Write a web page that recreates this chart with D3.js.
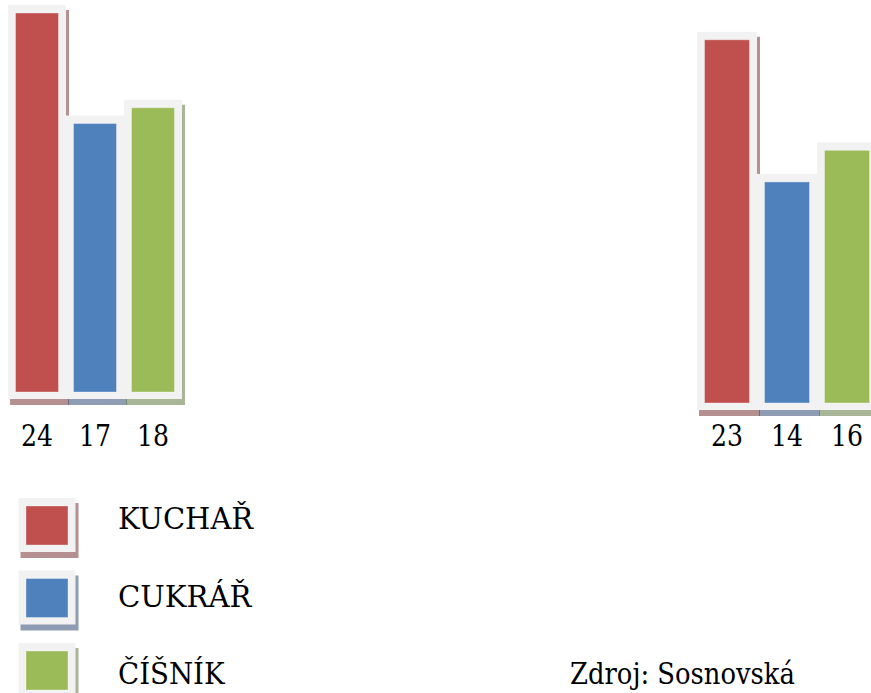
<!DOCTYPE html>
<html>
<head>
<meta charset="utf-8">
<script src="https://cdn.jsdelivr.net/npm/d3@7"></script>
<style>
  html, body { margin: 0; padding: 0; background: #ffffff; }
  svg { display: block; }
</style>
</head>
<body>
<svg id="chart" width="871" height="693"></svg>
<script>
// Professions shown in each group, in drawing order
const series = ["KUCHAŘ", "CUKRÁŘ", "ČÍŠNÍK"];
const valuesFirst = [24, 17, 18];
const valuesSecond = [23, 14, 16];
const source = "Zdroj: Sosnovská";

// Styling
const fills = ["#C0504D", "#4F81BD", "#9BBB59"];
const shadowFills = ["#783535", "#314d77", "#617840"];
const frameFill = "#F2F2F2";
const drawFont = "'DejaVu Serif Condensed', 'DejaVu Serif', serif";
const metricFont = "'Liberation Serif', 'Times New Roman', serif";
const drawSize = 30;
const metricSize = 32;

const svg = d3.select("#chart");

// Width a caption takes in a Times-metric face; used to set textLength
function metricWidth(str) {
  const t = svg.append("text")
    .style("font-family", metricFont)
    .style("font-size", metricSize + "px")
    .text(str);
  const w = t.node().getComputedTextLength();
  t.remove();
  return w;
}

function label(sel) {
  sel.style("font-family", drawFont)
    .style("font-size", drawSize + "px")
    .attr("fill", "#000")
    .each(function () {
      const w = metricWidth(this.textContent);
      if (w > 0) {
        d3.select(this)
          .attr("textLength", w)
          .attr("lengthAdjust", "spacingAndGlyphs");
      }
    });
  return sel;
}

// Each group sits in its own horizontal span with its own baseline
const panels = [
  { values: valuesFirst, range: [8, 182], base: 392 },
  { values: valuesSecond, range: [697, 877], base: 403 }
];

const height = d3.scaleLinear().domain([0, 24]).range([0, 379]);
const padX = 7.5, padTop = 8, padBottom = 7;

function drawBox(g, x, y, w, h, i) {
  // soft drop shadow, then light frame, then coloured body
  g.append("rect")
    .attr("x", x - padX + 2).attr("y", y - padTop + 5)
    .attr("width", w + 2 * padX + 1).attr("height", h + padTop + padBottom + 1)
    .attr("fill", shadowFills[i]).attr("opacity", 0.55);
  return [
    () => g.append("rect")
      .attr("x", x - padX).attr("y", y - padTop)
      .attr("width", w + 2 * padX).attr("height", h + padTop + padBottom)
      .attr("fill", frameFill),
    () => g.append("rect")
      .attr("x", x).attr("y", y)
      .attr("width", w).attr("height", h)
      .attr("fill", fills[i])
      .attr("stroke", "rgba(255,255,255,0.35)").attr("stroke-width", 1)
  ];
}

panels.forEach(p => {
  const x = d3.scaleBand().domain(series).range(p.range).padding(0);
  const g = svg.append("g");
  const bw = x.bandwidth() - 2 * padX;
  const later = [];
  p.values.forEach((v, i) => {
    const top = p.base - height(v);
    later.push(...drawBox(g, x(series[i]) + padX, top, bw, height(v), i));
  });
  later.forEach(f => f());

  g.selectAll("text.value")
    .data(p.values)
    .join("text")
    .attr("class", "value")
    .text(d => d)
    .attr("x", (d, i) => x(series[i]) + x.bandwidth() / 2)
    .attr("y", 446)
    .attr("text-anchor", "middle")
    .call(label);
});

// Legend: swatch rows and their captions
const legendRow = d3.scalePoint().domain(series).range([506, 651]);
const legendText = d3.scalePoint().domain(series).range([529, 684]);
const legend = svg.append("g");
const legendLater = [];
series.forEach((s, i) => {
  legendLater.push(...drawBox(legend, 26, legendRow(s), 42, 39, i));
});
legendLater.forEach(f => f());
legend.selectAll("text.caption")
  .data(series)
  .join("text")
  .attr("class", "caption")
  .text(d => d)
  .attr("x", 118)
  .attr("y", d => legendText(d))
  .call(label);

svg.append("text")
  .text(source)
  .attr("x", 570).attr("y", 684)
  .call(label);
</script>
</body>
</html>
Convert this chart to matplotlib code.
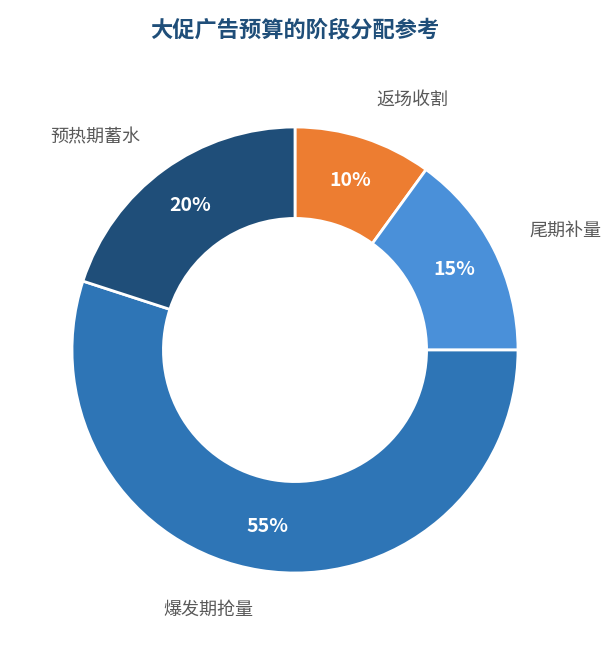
☆ ☆ ☆
- _DO THIS_: Copy all the lines of data exactly as they appear, dropping any images.

- _THE RESPONSE_:
Write a web page that recreates this chart with D3.js.
<!DOCTYPE html>
<html>
<head>
<meta charset="utf-8">
<script src="https://cdn.jsdelivr.net/npm/d3@7"></script>
<style>
  html, body { margin: 0; padding: 0; background: #ffffff; }
  svg { display: block; }
</style>
</head>
<body>
<svg id="chart" width="871" height="693"></svg>
<script>
// Professions shown in each group, in drawing order
const series = ["KUCHAŘ", "CUKRÁŘ", "ČÍŠNÍK"];
const valuesFirst = [24, 17, 18];
const valuesSecond = [23, 14, 16];
const source = "Zdroj: Sosnovská";

// Styling
const fills = ["#C0504D", "#4F81BD", "#9BBB59"];
const shadowFills = ["#783535", "#314d77", "#617840"];
const frameFill = "#F2F2F2";
const drawFont = "'DejaVu Serif Condensed', 'DejaVu Serif', serif";
const metricFont = "'Liberation Serif', 'Times New Roman', serif";
const drawSize = 30;
const metricSize = 32;

const svg = d3.select("#chart");

// Width a caption takes in a Times-metric face; used to set textLength
function metricWidth(str) {
  const t = svg.append("text")
    .style("font-family", metricFont)
    .style("font-size", metricSize + "px")
    .text(str);
  const w = t.node().getComputedTextLength();
  t.remove();
  return w;
}

function label(sel) {
  sel.style("font-family", drawFont)
    .style("font-size", drawSize + "px")
    .attr("fill", "#000")
    .each(function () {
      const w = metricWidth(this.textContent);
      if (w > 0) {
        d3.select(this)
          .attr("textLength", w)
          .attr("lengthAdjust", "spacingAndGlyphs");
      }
    });
  return sel;
}

// Each group sits in its own horizontal span with its own baseline
const panels = [
  { values: valuesFirst, range: [8, 182], base: 392 },
  { values: valuesSecond, range: [697, 877], base: 403 }
];

const height = d3.scaleLinear().domain([0, 24]).range([0, 379]);
const padX = 7.5, padTop = 8, padBottom = 7;

function drawBox(g, x, y, w, h, i) {
  // soft drop shadow, then light frame, then coloured body
  g.append("rect")
    .attr("x", x - padX + 2).attr("y", y - padTop + 5)
    .attr("width", w + 2 * padX + 1).attr("height", h + padTop + padBottom + 1)
    .attr("fill", shadowFills[i]).attr("opacity", 0.55);
  return [
    () => g.append("rect")
      .attr("x", x - padX).attr("y", y - padTop)
      .attr("width", w + 2 * padX).attr("height", h + padTop + padBottom)
      .attr("fill", frameFill),
    () => g.append("rect")
      .attr("x", x).attr("y", y)
      .attr("width", w).attr("height", h)
      .attr("fill", fills[i])
      .attr("stroke", "rgba(255,255,255,0.35)").attr("stroke-width", 1)
  ];
}

panels.forEach(p => {
  const x = d3.scaleBand().domain(series).range(p.range).padding(0);
  const g = svg.append("g");
  const bw = x.bandwidth() - 2 * padX;
  const later = [];
  p.values.forEach((v, i) => {
    const top = p.base - height(v);
    later.push(...drawBox(g, x(series[i]) + padX, top, bw, height(v), i));
  });
  later.forEach(f => f());

  g.selectAll("text.value")
    .data(p.values)
    .join("text")
    .attr("class", "value")
    .text(d => d)
    .attr("x", (d, i) => x(series[i]) + x.bandwidth() / 2)
    .attr("y", 446)
    .attr("text-anchor", "middle")
    .call(label);
});

// Legend: swatch rows and their captions
const legendRow = d3.scalePoint().domain(series).range([506, 651]);
const legendText = d3.scalePoint().domain(series).range([529, 684]);
const legend = svg.append("g");
const legendLater = [];
series.forEach((s, i) => {
  legendLater.push(...drawBox(legend, 26, legendRow(s), 42, 39, i));
});
legendLater.forEach(f => f());
legend.selectAll("text.caption")
  .data(series)
  .join("text")
  .attr("class", "caption")
  .text(d => d)
  .attr("x", 118)
  .attr("y", d => legendText(d))
  .call(label);

svg.append("text")
  .text(source)
  .attr("x", 570).attr("y", 684)
  .call(label);
</script>
</body>
</html>
Convert this chart to matplotlib code.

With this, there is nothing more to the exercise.